* Problem *
Omit the images. Copy each entry word for word.

* Data *
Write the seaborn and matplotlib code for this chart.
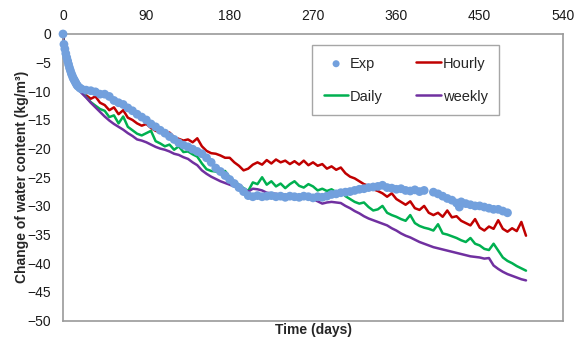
import matplotlib
matplotlib.use('Agg')
import matplotlib.pyplot as plt
import seaborn as sns

# simulation output days (shared by the three model series)
line_days = [0, 1, 2, 3, 5, 7, 10, 13, 16, 20] + list(range(25, 505, 5))

hourly = [0, -1.9, -2.7, -3.5, -4.8, -5.9, -7.4, -8.4, -9.2, -9.9,
          -10.7, -11.3, -10.9, -12.0, -12.4, -13.3, -12.8, -14.0, -13.3, -14.6,
          -15.0, -15.6, -16.0, -15.7, -16.4, -16.9, -17.1, -17.5, -17.2, -18.0,
          -18.3, -18.6, -18.4, -18.9, -18.2, -19.6, -20.4, -20.8, -20.9, -21.2,
          -21.6, -21.6, -22.4, -23.0, -23.8, -23.5, -22.8, -22.4, -22.8, -22.0,
          -22.6, -21.9, -22.4, -22.1, -22.7, -22.2, -22.8, -22.1, -22.9, -22.4,
          -23.0, -22.7, -23.5, -23.1, -23.7, -23.3, -24.3, -24.9, -25.2, -25.7,
          -26.2, -26.5, -27.1, -27.4, -27.8, -28.4, -27.8, -28.8, -29.3, -29.8,
          -29.2, -30.4, -30.7, -30.0, -31.2, -31.6, -31.2, -31.9, -30.8, -32.0,
          -31.8, -32.6, -33.0, -33.4, -32.3, -33.8, -34.3, -33.6, -34.0, -32.5,
          -34.0, -34.5, -33.9, -34.4, -32.8, -35.2]

daily = [0, -1.9, -2.7, -3.5, -4.8, -6.0, -7.5, -8.5, -9.4, -10.1,
         -11.0, -11.9, -12.5, -13.1, -13.4, -14.5, -14.2, -15.6, -14.4, -16.2,
         -16.8, -17.4, -17.7, -17.3, -16.9, -18.7, -19.1, -19.6, -19.3, -20.2,
         -19.6, -20.6, -20.5, -21.0, -21.4, -22.6, -23.6, -23.9, -24.0, -24.3,
         -23.9, -25.0, -25.7, -26.3, -26.9, -27.4, -25.9, -26.2, -25.0, -26.3,
         -25.7, -26.6, -26.1, -26.9, -26.2, -25.7, -26.5, -26.8, -26.2, -26.6,
         -27.3, -27.0, -27.4, -27.1, -27.6, -27.3, -28.3, -28.8, -29.3, -29.6,
         -29.4, -30.2, -30.8, -30.6, -30.0, -31.2, -31.6, -31.9, -32.3, -32.6,
         -31.6, -33.0, -33.5, -33.8, -34.0, -34.3, -33.2, -34.8, -35.0, -35.3,
         -35.6, -36.0, -36.3, -35.6, -36.6, -36.9, -37.5, -37.7, -36.6, -37.8,
         -39.0, -39.6, -40.0, -40.5, -40.9, -41.3]

weekly = [0, -2.0, -2.8, -3.6, -4.9, -6.1, -7.6, -8.7, -9.6, -10.3,
          -11.1, -12.0, -12.8, -13.6, -14.4, -15.1, -15.7, -16.2, -16.7, -17.3,
          -17.8, -18.4, -18.6, -18.9, -19.3, -19.7, -20.0, -20.2, -20.5, -20.9,
          -21.1, -21.5, -21.8, -22.4, -22.9, -23.8, -24.4, -24.9, -25.3, -25.7,
          -26.0, -26.3, -26.6, -26.9, -27.2, -27.5, -27.0, -27.1, -27.3, -27.7,
          -27.8, -27.9, -28.0, -28.1, -28.2, -28.3, -28.3, -28.5, -28.6, -28.8,
          -29.2, -29.6, -29.4, -29.3, -29.4, -29.5, -30.0, -30.4, -30.9, -31.3,
          -31.8, -32.2, -32.5, -32.8, -33.1, -33.4, -33.9, -34.3, -34.8, -35.2,
          -35.5, -35.9, -36.3, -36.6, -36.9, -37.2, -37.4, -37.6, -37.8, -38.0,
          -38.2, -38.4, -38.6, -38.8, -38.9, -39.0, -39.2, -39.1, -40.4, -41.0,
          -41.5, -41.9, -42.2, -42.5, -42.8, -43.0]

# measured values
exp_days = list(range(0, 17)) + [18, 20] + [d for d in range(25, 485, 5) if d != 395] + [428]
exp_vals = [0, -1.8, -2.6, -3.4, -4.1, -4.7, -5.3, -5.9, -6.4, -6.9,
            -7.3, -7.7, -8.0, -8.3, -8.6, -8.9, -9.1, -9.4, -9.6,
            -9.8, -9.9, -10.1, -10.5, -10.5, -10.9, -11.6, -12.0, -12.3, -12.9,
            -13.4, -14.0, -14.5, -15.0, -15.7, -16.2, -16.8, -17.3, -17.9, -18.4,
            -19.0, -19.4, -19.7, -20.1, -20.5, -20.9, -21.6, -22.4, -23.4, -24.0,
            -24.7, -25.4, -26.1, -26.8, -27.5, -28.2, -28.4, -28.2, -28.4, -28.3,
            -28.2, -28.4, -28.3, -28.5, -28.3, -28.4, -28.5, -28.3, -28.4, -28.6,
            -28.4, -28.5, -28.3, -28.0, -27.9, -27.7, -27.6, -27.5, -27.3, -27.1,
            -27.0, -26.8, -26.7, -26.6, -26.4, -26.8, -26.9, -27.1, -27.0, -27.3,
            -27.4, -27.2, -27.5, -27.3, -27.6, -27.9, -28.3, -28.7, -29.0, -29.5,
            -29.3, -29.6, -29.8, -30.0, -30.0, -30.2, -30.4, -30.6, -30.6, -30.9,
            -31.2, -30.2]

x_ticks = [0, 90, 180, 270, 360, 450, 540]
y_ticks = [0, -5, -10, -15, -20, -25, -30, -35, -40, -45, -50]

sns.set_theme(style='white')
plt.rcParams['font.family'] = ['Liberation Sans', 'DejaVu Sans']

fig = plt.figure(figsize=(5.84, 3.41), dpi=100)
ax = fig.add_axes([0.1079, 0.0601, 0.8562, 0.8402])

lw = 1.8
sns.lineplot(x=line_days, y=hourly, color='#c00000', lw=lw, label='Hourly', ax=ax, clip_on=False)
sns.lineplot(x=line_days, y=daily, color='#00b050', lw=lw, label='Daily', ax=ax, clip_on=False)
sns.lineplot(x=line_days, y=weekly, color='#7030a0', lw=lw, label='weekly', ax=ax, clip_on=False)
sns.scatterplot(x=exp_days, y=exp_vals, color='#72a0dd', s=40, edgecolor='none',
                label='Exp', ax=ax, clip_on=False, zorder=3)

ax.set_xlim(0, 540)
ax.set_ylim(-50, 0)
ax.set_xticks(x_ticks)
ax.set_yticks(y_ticks)
ax.xaxis.tick_top()
ax.tick_params(axis='both', length=0, labelsize=10, colors='#1a1a1a')
ax.tick_params(axis='x', pad=8)
ax.tick_params(axis='y', pad=8.5)

for sp in ax.spines.values():
    sp.set_color('#9a9a9a')
    sp.set_linewidth(1.2)

ax.set_xlabel('Time (days)', fontsize=10, fontweight='bold', labelpad=2)
ax.xaxis.set_label_position('bottom')
ax.set_ylabel('Change of water content (kg/m³)', fontsize=10, fontweight='bold')
ax.yaxis.set_label_coords(-0.068, 0.5)

handles, labels = ax.get_legend_handles_labels()
order = [labels.index(n) for n in ['Exp', 'Daily', 'Hourly', 'weekly']]
leg = ax.legend([handles[i] for i in order], [labels[i] for i in order],
                ncol=2, loc='upper left', bbox_to_anchor=(0.498, 0.962),
                fontsize=10.5, frameon=True, fancybox=False, framealpha=1,
                edgecolor='#a6a6a6', labelspacing=1.3, handlelength=1.7,
                handletextpad=0.1, columnspacing=2.3, borderpad=0.8,
                borderaxespad=0, scatterpoints=1, markerscale=0.8)
leg.get_frame().set_linewidth(1.0)

fig.savefig('out.png', dpi=100)
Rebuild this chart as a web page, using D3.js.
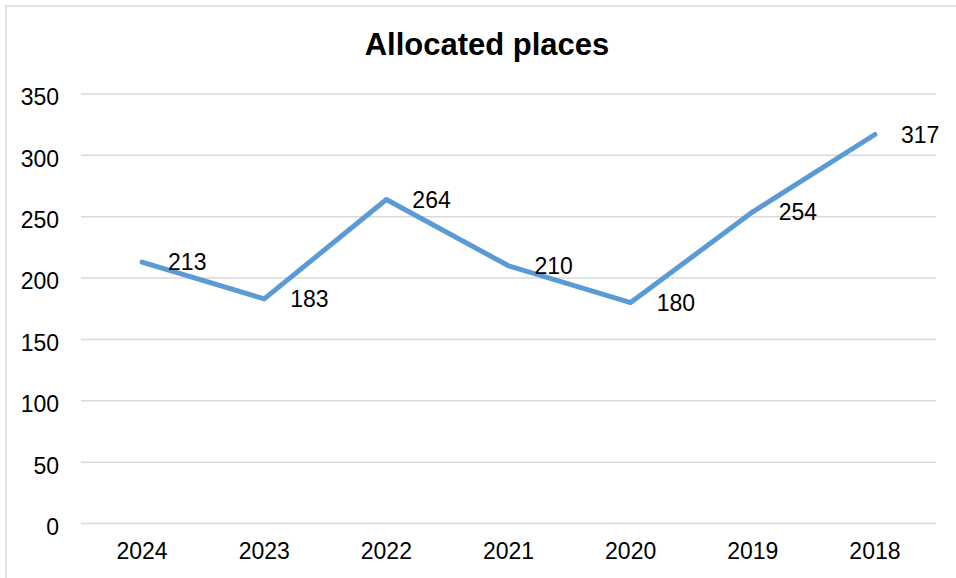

* Result of this exercise *
Write the seaborn and matplotlib code for this chart.
import matplotlib
matplotlib.use('Agg')
import matplotlib.pyplot as plt
import seaborn as sns

# simulation output days (shared by the three model series)
line_days = [0, 1, 2, 3, 5, 7, 10, 13, 16, 20] + list(range(25, 505, 5))

hourly = [0, -1.9, -2.7, -3.5, -4.8, -5.9, -7.4, -8.4, -9.2, -9.9,
          -10.7, -11.3, -10.9, -12.0, -12.4, -13.3, -12.8, -14.0, -13.3, -14.6,
          -15.0, -15.6, -16.0, -15.7, -16.4, -16.9, -17.1, -17.5, -17.2, -18.0,
          -18.3, -18.6, -18.4, -18.9, -18.2, -19.6, -20.4, -20.8, -20.9, -21.2,
          -21.6, -21.6, -22.4, -23.0, -23.8, -23.5, -22.8, -22.4, -22.8, -22.0,
          -22.6, -21.9, -22.4, -22.1, -22.7, -22.2, -22.8, -22.1, -22.9, -22.4,
          -23.0, -22.7, -23.5, -23.1, -23.7, -23.3, -24.3, -24.9, -25.2, -25.7,
          -26.2, -26.5, -27.1, -27.4, -27.8, -28.4, -27.8, -28.8, -29.3, -29.8,
          -29.2, -30.4, -30.7, -30.0, -31.2, -31.6, -31.2, -31.9, -30.8, -32.0,
          -31.8, -32.6, -33.0, -33.4, -32.3, -33.8, -34.3, -33.6, -34.0, -32.5,
          -34.0, -34.5, -33.9, -34.4, -32.8, -35.2]

daily = [0, -1.9, -2.7, -3.5, -4.8, -6.0, -7.5, -8.5, -9.4, -10.1,
         -11.0, -11.9, -12.5, -13.1, -13.4, -14.5, -14.2, -15.6, -14.4, -16.2,
         -16.8, -17.4, -17.7, -17.3, -16.9, -18.7, -19.1, -19.6, -19.3, -20.2,
         -19.6, -20.6, -20.5, -21.0, -21.4, -22.6, -23.6, -23.9, -24.0, -24.3,
         -23.9, -25.0, -25.7, -26.3, -26.9, -27.4, -25.9, -26.2, -25.0, -26.3,
         -25.7, -26.6, -26.1, -26.9, -26.2, -25.7, -26.5, -26.8, -26.2, -26.6,
         -27.3, -27.0, -27.4, -27.1, -27.6, -27.3, -28.3, -28.8, -29.3, -29.6,
         -29.4, -30.2, -30.8, -30.6, -30.0, -31.2, -31.6, -31.9, -32.3, -32.6,
         -31.6, -33.0, -33.5, -33.8, -34.0, -34.3, -33.2, -34.8, -35.0, -35.3,
         -35.6, -36.0, -36.3, -35.6, -36.6, -36.9, -37.5, -37.7, -36.6, -37.8,
         -39.0, -39.6, -40.0, -40.5, -40.9, -41.3]

weekly = [0, -2.0, -2.8, -3.6, -4.9, -6.1, -7.6, -8.7, -9.6, -10.3,
          -11.1, -12.0, -12.8, -13.6, -14.4, -15.1, -15.7, -16.2, -16.7, -17.3,
          -17.8, -18.4, -18.6, -18.9, -19.3, -19.7, -20.0, -20.2, -20.5, -20.9,
          -21.1, -21.5, -21.8, -22.4, -22.9, -23.8, -24.4, -24.9, -25.3, -25.7,
          -26.0, -26.3, -26.6, -26.9, -27.2, -27.5, -27.0, -27.1, -27.3, -27.7,
          -27.8, -27.9, -28.0, -28.1, -28.2, -28.3, -28.3, -28.5, -28.6, -28.8,
          -29.2, -29.6, -29.4, -29.3, -29.4, -29.5, -30.0, -30.4, -30.9, -31.3,
          -31.8, -32.2, -32.5, -32.8, -33.1, -33.4, -33.9, -34.3, -34.8, -35.2,
          -35.5, -35.9, -36.3, -36.6, -36.9, -37.2, -37.4, -37.6, -37.8, -38.0,
          -38.2, -38.4, -38.6, -38.8, -38.9, -39.0, -39.2, -39.1, -40.4, -41.0,
          -41.5, -41.9, -42.2, -42.5, -42.8, -43.0]

# measured values
exp_days = list(range(0, 17)) + [18, 20] + [d for d in range(25, 485, 5) if d != 395] + [428]
exp_vals = [0, -1.8, -2.6, -3.4, -4.1, -4.7, -5.3, -5.9, -6.4, -6.9,
            -7.3, -7.7, -8.0, -8.3, -8.6, -8.9, -9.1, -9.4, -9.6,
            -9.8, -9.9, -10.1, -10.5, -10.5, -10.9, -11.6, -12.0, -12.3, -12.9,
            -13.4, -14.0, -14.5, -15.0, -15.7, -16.2, -16.8, -17.3, -17.9, -18.4,
            -19.0, -19.4, -19.7, -20.1, -20.5, -20.9, -21.6, -22.4, -23.4, -24.0,
            -24.7, -25.4, -26.1, -26.8, -27.5, -28.2, -28.4, -28.2, -28.4, -28.3,
            -28.2, -28.4, -28.3, -28.5, -28.3, -28.4, -28.5, -28.3, -28.4, -28.6,
            -28.4, -28.5, -28.3, -28.0, -27.9, -27.7, -27.6, -27.5, -27.3, -27.1,
            -27.0, -26.8, -26.7, -26.6, -26.4, -26.8, -26.9, -27.1, -27.0, -27.3,
            -27.4, -27.2, -27.5, -27.3, -27.6, -27.9, -28.3, -28.7, -29.0, -29.5,
            -29.3, -29.6, -29.8, -30.0, -30.0, -30.2, -30.4, -30.6, -30.6, -30.9,
            -31.2, -30.2]

x_ticks = [0, 90, 180, 270, 360, 450, 540]
y_ticks = [0, -5, -10, -15, -20, -25, -30, -35, -40, -45, -50]

sns.set_theme(style='white')
plt.rcParams['font.family'] = ['Liberation Sans', 'DejaVu Sans']

fig = plt.figure(figsize=(5.84, 3.41), dpi=100)
ax = fig.add_axes([0.1079, 0.0601, 0.8562, 0.8402])

lw = 1.8
sns.lineplot(x=line_days, y=hourly, color='#c00000', lw=lw, label='Hourly', ax=ax, clip_on=False)
sns.lineplot(x=line_days, y=daily, color='#00b050', lw=lw, label='Daily', ax=ax, clip_on=False)
sns.lineplot(x=line_days, y=weekly, color='#7030a0', lw=lw, label='weekly', ax=ax, clip_on=False)
sns.scatterplot(x=exp_days, y=exp_vals, color='#72a0dd', s=40, edgecolor='none',
                label='Exp', ax=ax, clip_on=False, zorder=3)

ax.set_xlim(0, 540)
ax.set_ylim(-50, 0)
ax.set_xticks(x_ticks)
ax.set_yticks(y_ticks)
ax.xaxis.tick_top()
ax.tick_params(axis='both', length=0, labelsize=10, colors='#1a1a1a')
ax.tick_params(axis='x', pad=8)
ax.tick_params(axis='y', pad=8.5)

for sp in ax.spines.values():
    sp.set_color('#9a9a9a')
    sp.set_linewidth(1.2)

ax.set_xlabel('Time (days)', fontsize=10, fontweight='bold', labelpad=2)
ax.xaxis.set_label_position('bottom')
ax.set_ylabel('Change of water content (kg/m³)', fontsize=10, fontweight='bold')
ax.yaxis.set_label_coords(-0.068, 0.5)

handles, labels = ax.get_legend_handles_labels()
order = [labels.index(n) for n in ['Exp', 'Daily', 'Hourly', 'weekly']]
leg = ax.legend([handles[i] for i in order], [labels[i] for i in order],
                ncol=2, loc='upper left', bbox_to_anchor=(0.498, 0.962),
                fontsize=10.5, frameon=True, fancybox=False, framealpha=1,
                edgecolor='#a6a6a6', labelspacing=1.3, handlelength=1.7,
                handletextpad=0.1, columnspacing=2.3, borderpad=0.8,
                borderaxespad=0, scatterpoints=1, markerscale=0.8)
leg.get_frame().set_linewidth(1.0)

fig.savefig('out.png', dpi=100)
Rebuild this chart as a web page, using D3.js.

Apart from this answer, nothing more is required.